- **Direction**: Copy out the listing in full, exactly as written, but not its pictures.

- **Dataset section**:
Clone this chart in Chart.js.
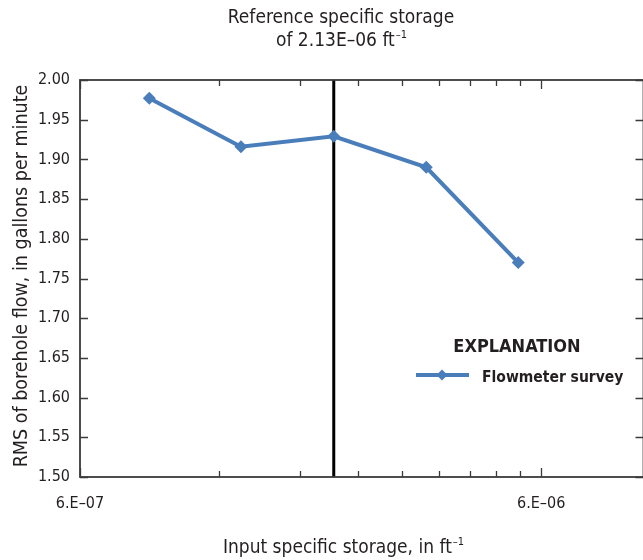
<!DOCTYPE html>
<html>
<head>
<meta charset="utf-8">
<script src="https://cdn.jsdelivr.net/npm/chart.js@4.4.1/dist/chart.umd.min.js"></script>
<style>
html, body { margin: 0; padding: 0; overflow: hidden; background: #fff; }
#wrap { position: relative; width: 650px; height: 560px; }
</style>
</head>
<body>
<div id="wrap"><canvas id="storageChart" width="650" height="560"></canvas></div>
<script>
// Data
const inputStorage = [8.48e-7, 1.34e-6, 2.13e-6, 3.38e-6, 5.35e-6];
const rmsFlow = [1.977, 1.916, 1.929, 1.890, 1.770];
const referenceStorage = 2.13e-6;

// Axis ticks
const xTickValues = [6e-7, 6e-6];
const xTickLabels = ['6.E\u201307', '6.E\u201306'];
const xMinorTicks = [1.2e-6, 1.8e-6, 2.4e-6, 3.0e-6, 3.6e-6, 4.2e-6, 4.8e-6, 5.4e-6];
const yTickValues = [1.50, 1.55, 1.60, 1.65, 1.70, 1.75, 1.80, 1.85, 1.90, 1.95, 2.00];

const FONT = '"Liberation Sans Narrow", "DejaVu Sans Condensed", sans-serif';
const TEXT = '#231f20';
const AXIS = '#3a3a3a';
const BLUE = '#4a7ebb';

// text with a superscript tail, e.g. ft^-1
function drawSup(ctx, base, sup, x, y, size, align) {
    ctx.font = size + 'px ' + FONT;
    const wb = ctx.measureText(base).width;
    ctx.font = Math.round(size * 0.6) + 'px ' + FONT;
    const ws = ctx.measureText(sup).width;
    let left = x;
    if (align === 'center') left = x - (wb + ws) / 2;
    ctx.textAlign = 'left';
    ctx.font = size + 'px ' + FONT;
    ctx.fillText(base, left, y);
    ctx.font = Math.round(size * 0.6) + 'px ' + FONT;
    ctx.fillText(sup, left + wb + 1, y - size * 0.4);
}

const framePlugin = {
    id: 'frame',
    beforeDatasetsDraw(chart) {
        const ctx = chart.ctx;
        const a = chart.chartArea;
        const xs = chart.scales.x;
        // reference line
        const rx = xs.getPixelForValue(referenceStorage);
        ctx.save();
        ctx.strokeStyle = '#000';
        ctx.lineWidth = 3;
        ctx.beginPath();
        ctx.moveTo(rx, a.top);
        ctx.lineTo(rx, a.bottom);
        ctx.stroke();
        ctx.restore();
    },
    afterDraw(chart) {
        const ctx = chart.ctx;
        const a = chart.chartArea;
        const xs = chart.scales.x;
        const ys = chart.scales.y;
        ctx.save();
        ctx.strokeStyle = AXIS;
        ctx.lineWidth = 1.8;
        ctx.strokeRect(a.left, a.top, a.right - a.left, a.bottom - a.top);

        // inward ticks
        ctx.lineWidth = 1.3;
        ctx.beginPath();
        yTickValues.forEach(v => {
            const py = Math.round(ys.getPixelForValue(v)) + 0.5;
            ctx.moveTo(a.left, py); ctx.lineTo(a.left + 8, py);
            ctx.moveTo(a.right, py); ctx.lineTo(a.right - 8, py);
        });
        xMinorTicks.forEach(v => {
            const px = Math.round(xs.getPixelForValue(v)) + 0.5;
            ctx.moveTo(px, a.bottom); ctx.lineTo(px, a.bottom - 6);
            ctx.moveTo(px, a.top); ctx.lineTo(px, a.top + 6);
        });
        xTickValues.forEach(v => {
            const px = Math.round(xs.getPixelForValue(v)) + 0.5;
            ctx.moveTo(px, a.bottom); ctx.lineTo(px, a.bottom - 9);
            ctx.moveTo(px, a.top); ctx.lineTo(px, a.top + 9);
        });
        ctx.stroke();

        // titles
        ctx.fillStyle = TEXT;
        ctx.textBaseline = 'alphabetic';
        ctx.textAlign = 'center';
        ctx.font = '19px ' + FONT;
        ctx.fillText('Reference specific storage', 341, 23);
        drawSup(ctx, 'of 2.13E\u201306 ft', '\u20131', 341, 46, 19, 'center');
        drawSup(ctx, 'Input specific storage, in ft', '\u20131', 343, 553, 19, 'center');

        ctx.save();
        ctx.translate(27, 276);
        ctx.rotate(-Math.PI / 2);
        ctx.textAlign = 'center';
        ctx.font = '19.5px ' + FONT;
        ctx.fillText('RMS of borehole flow, in gallons per minute', 0, 0);
        ctx.restore();

        // explanation
        ctx.textAlign = 'center';
        ctx.font = 'bold 18px ' + FONT;
        ctx.fillText('EXPLANATION', 517, 352);
        ctx.strokeStyle = BLUE;
        ctx.lineWidth = 4;
        ctx.beginPath();
        ctx.moveTo(416, 375); ctx.lineTo(469, 375);
        ctx.stroke();
        ctx.fillStyle = BLUE;
        ctx.beginPath();
        ctx.moveTo(442, 369.5); ctx.lineTo(447.5, 375); ctx.lineTo(442, 380.5); ctx.lineTo(436.5, 375);
        ctx.closePath();
        ctx.fill();
        ctx.fillStyle = TEXT;
        ctx.textAlign = 'left';
        ctx.font = 'bold 15.5px ' + FONT;
        ctx.fillText('Flowmeter survey', 482, 382);
        ctx.restore();
    }
};

const ctx = document.getElementById('storageChart').getContext('2d');
const storageChart = new Chart(ctx, {
    type: 'line',
    data: {
        datasets: [{
            label: 'Flowmeter survey',
            data: inputStorage.map((x, i) => ({ x: x, y: rmsFlow[i] })),
            borderColor: BLUE,
            backgroundColor: BLUE,
            borderWidth: 4,
            pointStyle: 'rectRot',
            pointRadius: 6.5,
            pointBorderWidth: 0,
            pointBackgroundColor: BLUE,
            tension: 0
        }]
    },
    options: {
        responsive: false,
        devicePixelRatio: 1,
        animation: false,
        layout: { padding: { left: 0, top: 80, right: 3, bottom: 0 } },
        scales: {
            x: {
                type: 'logarithmic',
                min: 6e-7,
                max: 1e-5,
                afterBuildTicks: (scale) => {
                    scale.ticks = xTickValues.map(v => ({ value: v }));
                },
                afterFit: (scale) => { scale.height = 83; },
                grid: { display: false, drawTicks: false },
                border: { display: false },
                ticks: {
                    autoSkip: false,
                    maxRotation: 0,
                    padding: 17,
                    color: TEXT,
                    font: { family: FONT, size: 16 },
                    callback: (value, index) => xTickLabels[index]
                }
            },
            y: {
                min: 1.5,
                max: 2.0,
                afterBuildTicks: (scale) => {
                    scale.ticks = yTickValues.map(v => ({ value: v }));
                },
                afterFit: (scale) => { scale.width = 80; },
                grid: { display: false, drawTicks: false },
                border: { display: false },
                ticks: {
                    padding: 10,
                    color: TEXT,
                    font: { family: FONT, size: 16 },
                    callback: (value) => Number(value).toFixed(2)
                }
            }
        },
        plugins: {
            legend: { display: false },
            tooltip: { enabled: false }
        }
    },
    plugins: [framePlugin]
});
</script>
</body>
</html>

- **Solution**:
Clone this chart in Chart.js.
<!DOCTYPE html>
<html>
<head>
<meta charset="utf-8">
<script src="https://cdn.jsdelivr.net/npm/chart.js@4.4.1/dist/chart.umd.min.js"></script>
<style>
html, body { margin: 0; padding: 0; overflow: hidden; background: #fff; }
#wrap { position: relative; width: 650px; height: 560px; }
</style>
</head>
<body>
<div id="wrap"><canvas id="storageChart" width="650" height="560"></canvas></div>
<script>
// Data
const inputStorage = [8.48e-7, 1.34e-6, 2.13e-6, 3.38e-6, 5.35e-6];
const rmsFlow = [1.977, 1.916, 1.929, 1.890, 1.770];
const referenceStorage = 2.13e-6;

// Axis ticks
const xTickValues = [6e-7, 6e-6];
const xTickLabels = ['6.E\u201307', '6.E\u201306'];
const xMinorTicks = [1.2e-6, 1.8e-6, 2.4e-6, 3.0e-6, 3.6e-6, 4.2e-6, 4.8e-6, 5.4e-6];
const yTickValues = [1.50, 1.55, 1.60, 1.65, 1.70, 1.75, 1.80, 1.85, 1.90, 1.95, 2.00];

const FONT = '"Liberation Sans Narrow", "DejaVu Sans Condensed", sans-serif';
const TEXT = '#231f20';
const AXIS = '#3a3a3a';
const BLUE = '#4a7ebb';

// text with a superscript tail, e.g. ft^-1
function drawSup(ctx, base, sup, x, y, size, align) {
    ctx.font = size + 'px ' + FONT;
    const wb = ctx.measureText(base).width;
    ctx.font = Math.round(size * 0.6) + 'px ' + FONT;
    const ws = ctx.measureText(sup).width;
    let left = x;
    if (align === 'center') left = x - (wb + ws) / 2;
    ctx.textAlign = 'left';
    ctx.font = size + 'px ' + FONT;
    ctx.fillText(base, left, y);
    ctx.font = Math.round(size * 0.6) + 'px ' + FONT;
    ctx.fillText(sup, left + wb + 1, y - size * 0.4);
}

const framePlugin = {
    id: 'frame',
    beforeDatasetsDraw(chart) {
        const ctx = chart.ctx;
        const a = chart.chartArea;
        const xs = chart.scales.x;
        // reference line
        const rx = xs.getPixelForValue(referenceStorage);
        ctx.save();
        ctx.strokeStyle = '#000';
        ctx.lineWidth = 3;
        ctx.beginPath();
        ctx.moveTo(rx, a.top);
        ctx.lineTo(rx, a.bottom);
        ctx.stroke();
        ctx.restore();
    },
    afterDraw(chart) {
        const ctx = chart.ctx;
        const a = chart.chartArea;
        const xs = chart.scales.x;
        const ys = chart.scales.y;
        ctx.save();
        ctx.strokeStyle = AXIS;
        ctx.lineWidth = 1.8;
        ctx.strokeRect(a.left, a.top, a.right - a.left, a.bottom - a.top);

        // inward ticks
        ctx.lineWidth = 1.3;
        ctx.beginPath();
        yTickValues.forEach(v => {
            const py = Math.round(ys.getPixelForValue(v)) + 0.5;
            ctx.moveTo(a.left, py); ctx.lineTo(a.left + 8, py);
            ctx.moveTo(a.right, py); ctx.lineTo(a.right - 8, py);
        });
        xMinorTicks.forEach(v => {
            const px = Math.round(xs.getPixelForValue(v)) + 0.5;
            ctx.moveTo(px, a.bottom); ctx.lineTo(px, a.bottom - 6);
            ctx.moveTo(px, a.top); ctx.lineTo(px, a.top + 6);
        });
        xTickValues.forEach(v => {
            const px = Math.round(xs.getPixelForValue(v)) + 0.5;
            ctx.moveTo(px, a.bottom); ctx.lineTo(px, a.bottom - 9);
            ctx.moveTo(px, a.top); ctx.lineTo(px, a.top + 9);
        });
        ctx.stroke();

        // titles
        ctx.fillStyle = TEXT;
        ctx.textBaseline = 'alphabetic';
        ctx.textAlign = 'center';
        ctx.font = '19px ' + FONT;
        ctx.fillText('Reference specific storage', 341, 23);
        drawSup(ctx, 'of 2.13E\u201306 ft', '\u20131', 341, 46, 19, 'center');
        drawSup(ctx, 'Input specific storage, in ft', '\u20131', 343, 553, 19, 'center');

        ctx.save();
        ctx.translate(27, 276);
        ctx.rotate(-Math.PI / 2);
        ctx.textAlign = 'center';
        ctx.font = '19.5px ' + FONT;
        ctx.fillText('RMS of borehole flow, in gallons per minute', 0, 0);
        ctx.restore();

        // explanation
        ctx.textAlign = 'center';
        ctx.font = 'bold 18px ' + FONT;
        ctx.fillText('EXPLANATION', 517, 352);
        ctx.strokeStyle = BLUE;
        ctx.lineWidth = 4;
        ctx.beginPath();
        ctx.moveTo(416, 375); ctx.lineTo(469, 375);
        ctx.stroke();
        ctx.fillStyle = BLUE;
        ctx.beginPath();
        ctx.moveTo(442, 369.5); ctx.lineTo(447.5, 375); ctx.lineTo(442, 380.5); ctx.lineTo(436.5, 375);
        ctx.closePath();
        ctx.fill();
        ctx.fillStyle = TEXT;
        ctx.textAlign = 'left';
        ctx.font = 'bold 15.5px ' + FONT;
        ctx.fillText('Flowmeter survey', 482, 382);
        ctx.restore();
    }
};

const ctx = document.getElementById('storageChart').getContext('2d');
const storageChart = new Chart(ctx, {
    type: 'line',
    data: {
        datasets: [{
            label: 'Flowmeter survey',
            data: inputStorage.map((x, i) => ({ x: x, y: rmsFlow[i] })),
            borderColor: BLUE,
            backgroundColor: BLUE,
            borderWidth: 4,
            pointStyle: 'rectRot',
            pointRadius: 6.5,
            pointBorderWidth: 0,
            pointBackgroundColor: BLUE,
            tension: 0
        }]
    },
    options: {
        responsive: false,
        devicePixelRatio: 1,
        animation: false,
        layout: { padding: { left: 0, top: 80, right: 3, bottom: 0 } },
        scales: {
            x: {
                type: 'logarithmic',
                min: 6e-7,
                max: 1e-5,
                afterBuildTicks: (scale) => {
                    scale.ticks = xTickValues.map(v => ({ value: v }));
                },
                afterFit: (scale) => { scale.height = 83; },
                grid: { display: false, drawTicks: false },
                border: { display: false },
                ticks: {
                    autoSkip: false,
                    maxRotation: 0,
                    padding: 17,
                    color: TEXT,
                    font: { family: FONT, size: 16 },
                    callback: (value, index) => xTickLabels[index]
                }
            },
            y: {
                min: 1.5,
                max: 2.0,
                afterBuildTicks: (scale) => {
                    scale.ticks = yTickValues.map(v => ({ value: v }));
                },
                afterFit: (scale) => { scale.width = 80; },
                grid: { display: false, drawTicks: false },
                border: { display: false },
                ticks: {
                    padding: 10,
                    color: TEXT,
                    font: { family: FONT, size: 16 },
                    callback: (value) => Number(value).toFixed(2)
                }
            }
        },
        plugins: {
            legend: { display: false },
            tooltip: { enabled: false }
        }
    },
    plugins: [framePlugin]
});
</script>
</body>
</html>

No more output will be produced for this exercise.